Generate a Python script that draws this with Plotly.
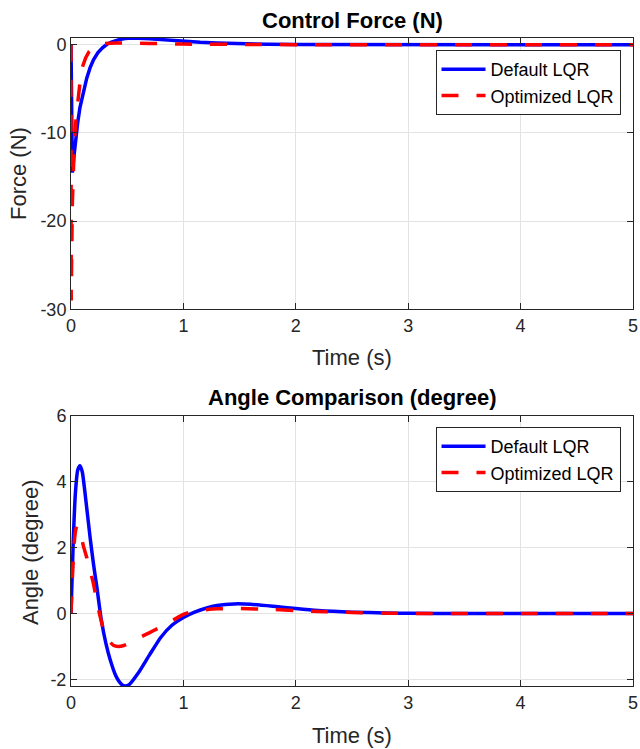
import plotly.graph_objects as go

# ---- data ----
force_default_t = [0, 0.004, 0.012, 0.025, 0.04, 0.06, 0.08, 0.11, 0.14, 0.17, 0.2, 0.24, 0.28, 0.32,
                   0.36, 0.42, 0.48, 0.55, 0.62, 0.7, 0.8, 0.9, 1.0, 1.15, 1.3, 1.5, 1.75, 2.0, 2.5,
                   3.0, 4.0, 5.0]
force_default = [0, -9, -14.5, -12.8, -10.8, -8.8, -7.1, -5.3, -3.8, -2.6, -1.7, -0.9, -0.35, 0.05,
                 0.3, 0.55, 0.7, 0.76, 0.74, 0.68, 0.58, 0.48, 0.4, 0.28, 0.2, 0.11, 0.05, 0.02, 0.005,
                 0, 0, 0]

force_opt_t = [0, 0.002, 0.006, 0.012, 0.02, 0.03, 0.045, 0.06, 0.08, 0.1, 0.13, 0.16, 0.2, 0.25,
               0.3, 0.4, 0.5, 0.7, 1.0, 1.3, 1.6, 2.0, 3.0, 5.0]
force_opt = [0, -29, -24, -18, -14, -11, -8.3, -6.3, -4.3, -2.6, -1.5, -0.8, -0.3, 0,
             0.12, 0.2, 0.2, 0.15, 0.07, 0.03, 0.01, 0, 0, 0]

angle_default_t = [0, 0.02, 0.04, 0.06, 0.08, 0.1, 0.13, 0.17, 0.2, 0.23, 0.27, 0.31, 0.35, 0.4,
                   0.45, 0.48, 0.52, 0.6, 0.7, 0.8, 0.9, 1.0, 1.1, 1.2, 1.3, 1.45, 1.6, 1.8, 2.0,
                   2.2, 2.5, 2.8, 3.0, 3.5, 4.0, 5.0]
angle_default = [0, 2.2, 3.7, 4.35, 4.48, 4.3, 3.5, 2.3, 1.5, 0.8, -0.2, -0.9, -1.42, -1.9,
                 -2.15, -2.2, -2.15, -1.8, -1.25, -0.72, -0.35, -0.12, 0.04, 0.16, 0.24, 0.29, 0.28,
                 0.22, 0.15, 0.09, 0.04, 0.015, 0.005, 0, 0, 0]

angle_opt_t = [0, 0.015, 0.03, 0.045, 0.056, 0.07, 0.09, 0.11, 0.14, 0.17, 0.2, 0.23, 0.26, 0.29,
               0.33, 0.38, 0.42, 0.47, 0.55, 0.63, 0.7, 0.78, 0.85, 0.92, 1.0, 1.08, 1.15, 1.3,
               1.5, 1.8, 2.0, 2.2, 2.5, 2.8, 3.0, 4.0, 5.0]
angle_opt = [0, 1.3, 2.2, 2.58, 2.65, 2.6, 2.35, 2.05, 1.7, 1.3, 0.9, 0.35, -0.1, -0.5,
             -0.8, -0.97, -1.0, -0.97, -0.85, -0.7, -0.58, -0.44, -0.31, -0.18, -0.03, 0.06, 0.1,
             0.14, 0.15, 0.12, 0.09, 0.06, 0.03, 0.01, 0, 0, 0]

series_names = ["Default LQR", "Optimized LQR"]
x_ticks = [0, 1, 2, 3, 4, 5]
x_tick_labels = ["0", "1", "2", "3", "4", "5"]
force_ticks = [-30, -20, -10, 0]
force_tick_labels = ["-30", "-20", "-10", "0"]
angle_ticks = [-2, 0, 2, 4, 6]
angle_tick_labels = ["-2", "0", "2", "4", "6"]

FONT = "Liberation Sans, Arial, Helvetica, sans-serif"
BLUE = "#0000ff"
RED = "#ff0000"
AX = "#262626"
GRID = "#e3e3e3"

fig = go.Figure()

fig.add_trace(go.Scatter(x=force_default_t, y=force_default, mode="lines", name=series_names[0],
                         line=dict(color=BLUE, width=3.5), xaxis="x", yaxis="y", legend="legend"))
fig.add_trace(go.Scatter(x=force_opt_t, y=force_opt, mode="lines", name=series_names[1],
                         line=dict(color=RED, width=3.5, dash="17px,18px"),
                         xaxis="x", yaxis="y", legend="legend"))
fig.add_trace(go.Scatter(x=angle_default_t, y=angle_default, mode="lines", name=series_names[0],
                         line=dict(color=BLUE, width=3.5, shape="spline", smoothing=0.6),
                         xaxis="x2", yaxis="y2", legend="legend2"))
fig.add_trace(go.Scatter(x=angle_opt_t, y=angle_opt, mode="lines", name=series_names[1],
                         line=dict(color=RED, width=3.5, dash="17px,18px", shape="spline", smoothing=0.6),
                         xaxis="x2", yaxis="y2", legend="legend2"))

axis_common = dict(showline=True, linecolor=AX, linewidth=1, mirror="ticks",
                   ticks="inside", ticklen=6, tickcolor=AX, tickwidth=1,
                   showgrid=True, gridcolor=GRID, gridwidth=1, zeroline=False,
                   tickfont=dict(family=FONT, size=18, color=AX))

L, R, T, B = 71, 6.5, 38, 63
H = 749 - T - B

def py(px):
    return (749 - B - px) / H

def px_x(px):
    return (px - L) / (640 - L - R)

legend_style = dict(xanchor="right", yanchor="top", bgcolor="white", bordercolor=AX, borderwidth=1,
                    font=dict(family=FONT, size=18, color="black"), itemwidth=44, tracegroupgap=0)

fig.update_layout(
    width=640, height=749,
    margin=dict(l=L, r=R, t=T, b=B, autoexpand=False),
    paper_bgcolor="white", plot_bgcolor="white",
    font=dict(family=FONT, color=AX),
    xaxis=dict(domain=[0, 1], range=[0, 5], tickvals=x_ticks, ticktext=x_tick_labels,
               anchor="y", **axis_common),
    yaxis=dict(domain=[py(309.3), 1], range=[-30, 0.76], tickvals=force_ticks,
               ticktext=force_tick_labels, anchor="x", **axis_common),
    xaxis2=dict(domain=[0, 1], range=[0, 5], tickvals=x_ticks, ticktext=x_tick_labels,
                anchor="y2", **axis_common),
    yaxis2=dict(domain=[0, py(415.7)], range=[-2.2, 6], tickvals=angle_ticks,
                ticktext=angle_tick_labels, anchor="x2", **axis_common),
    legend=dict(x=px_x(621), y=py(50), **legend_style),
    legend2=dict(x=px_x(621), y=py(427), **legend_style),
    showlegend=True,
)

ann = []
ann.append(dict(text="<b>Control Force (N)</b>", x=0.5, y=py(21), xref="paper", yref="paper",
                xanchor="center", yanchor="middle", showarrow=False,
                font=dict(family=FONT, size=22, color="black")))
ann.append(dict(text="<b>Angle Comparison (degree)</b>", x=0.5, y=py(397), xref="paper", yref="paper",
                xanchor="center", yanchor="middle", showarrow=False,
                font=dict(family=FONT, size=22, color="black")))
ann.append(dict(text="Time (s)", x=0.5, y=py(357), xref="paper", yref="paper",
                xanchor="center", yanchor="middle", showarrow=False,
                font=dict(family=FONT, size=22, color=AX)))
ann.append(dict(text="Time (s)", x=0.5, y=py(735), xref="paper", yref="paper",
                xanchor="center", yanchor="middle", showarrow=False,
                font=dict(family=FONT, size=22, color=AX)))
ann.append(dict(text="Force (N)", x=px_x(18), y=py(174), xref="paper", yref="paper",
                xanchor="center", yanchor="middle", showarrow=False, textangle=-90,
                font=dict(family=FONT, size=22, color=AX)))
ann.append(dict(text="Angle (degree)", x=px_x(30), y=py(552), xref="paper", yref="paper",
                xanchor="center", yanchor="middle", showarrow=False, textangle=-90,
                font=dict(family=FONT, size=22, color=AX)))
fig.update_layout(annotations=ann)

fig.write_html("out.html", config={"displayModeBar": False},
               post_script="document.body.style.margin='0';document.body.style.padding='0';")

****************

Return, unchanged, the lines from the first line of the material through the line that holds "0.14, 0.15, 0.12, 0.09, 0.06, 0.03, 0.01, 0, 0, 0]", inclusive, omitting pictures.

TASK OUTPUT:
Generate a Python script that draws this with Plotly.
import plotly.graph_objects as go

# ---- data ----
force_default_t = [0, 0.004, 0.012, 0.025, 0.04, 0.06, 0.08, 0.11, 0.14, 0.17, 0.2, 0.24, 0.28, 0.32,
                   0.36, 0.42, 0.48, 0.55, 0.62, 0.7, 0.8, 0.9, 1.0, 1.15, 1.3, 1.5, 1.75, 2.0, 2.5,
                   3.0, 4.0, 5.0]
force_default = [0, -9, -14.5, -12.8, -10.8, -8.8, -7.1, -5.3, -3.8, -2.6, -1.7, -0.9, -0.35, 0.05,
                 0.3, 0.55, 0.7, 0.76, 0.74, 0.68, 0.58, 0.48, 0.4, 0.28, 0.2, 0.11, 0.05, 0.02, 0.005,
                 0, 0, 0]

force_opt_t = [0, 0.002, 0.006, 0.012, 0.02, 0.03, 0.045, 0.06, 0.08, 0.1, 0.13, 0.16, 0.2, 0.25,
               0.3, 0.4, 0.5, 0.7, 1.0, 1.3, 1.6, 2.0, 3.0, 5.0]
force_opt = [0, -29, -24, -18, -14, -11, -8.3, -6.3, -4.3, -2.6, -1.5, -0.8, -0.3, 0,
             0.12, 0.2, 0.2, 0.15, 0.07, 0.03, 0.01, 0, 0, 0]

angle_default_t = [0, 0.02, 0.04, 0.06, 0.08, 0.1, 0.13, 0.17, 0.2, 0.23, 0.27, 0.31, 0.35, 0.4,
                   0.45, 0.48, 0.52, 0.6, 0.7, 0.8, 0.9, 1.0, 1.1, 1.2, 1.3, 1.45, 1.6, 1.8, 2.0,
                   2.2, 2.5, 2.8, 3.0, 3.5, 4.0, 5.0]
angle_default = [0, 2.2, 3.7, 4.35, 4.48, 4.3, 3.5, 2.3, 1.5, 0.8, -0.2, -0.9, -1.42, -1.9,
                 -2.15, -2.2, -2.15, -1.8, -1.25, -0.72, -0.35, -0.12, 0.04, 0.16, 0.24, 0.29, 0.28,
                 0.22, 0.15, 0.09, 0.04, 0.015, 0.005, 0, 0, 0]

angle_opt_t = [0, 0.015, 0.03, 0.045, 0.056, 0.07, 0.09, 0.11, 0.14, 0.17, 0.2, 0.23, 0.26, 0.29,
               0.33, 0.38, 0.42, 0.47, 0.55, 0.63, 0.7, 0.78, 0.85, 0.92, 1.0, 1.08, 1.15, 1.3,
               1.5, 1.8, 2.0, 2.2, 2.5, 2.8, 3.0, 4.0, 5.0]
angle_opt = [0, 1.3, 2.2, 2.58, 2.65, 2.6, 2.35, 2.05, 1.7, 1.3, 0.9, 0.35, -0.1, -0.5,
             -0.8, -0.97, -1.0, -0.97, -0.85, -0.7, -0.58, -0.44, -0.31, -0.18, -0.03, 0.06, 0.1,
             0.14, 0.15, 0.12, 0.09, 0.06, 0.03, 0.01, 0, 0, 0]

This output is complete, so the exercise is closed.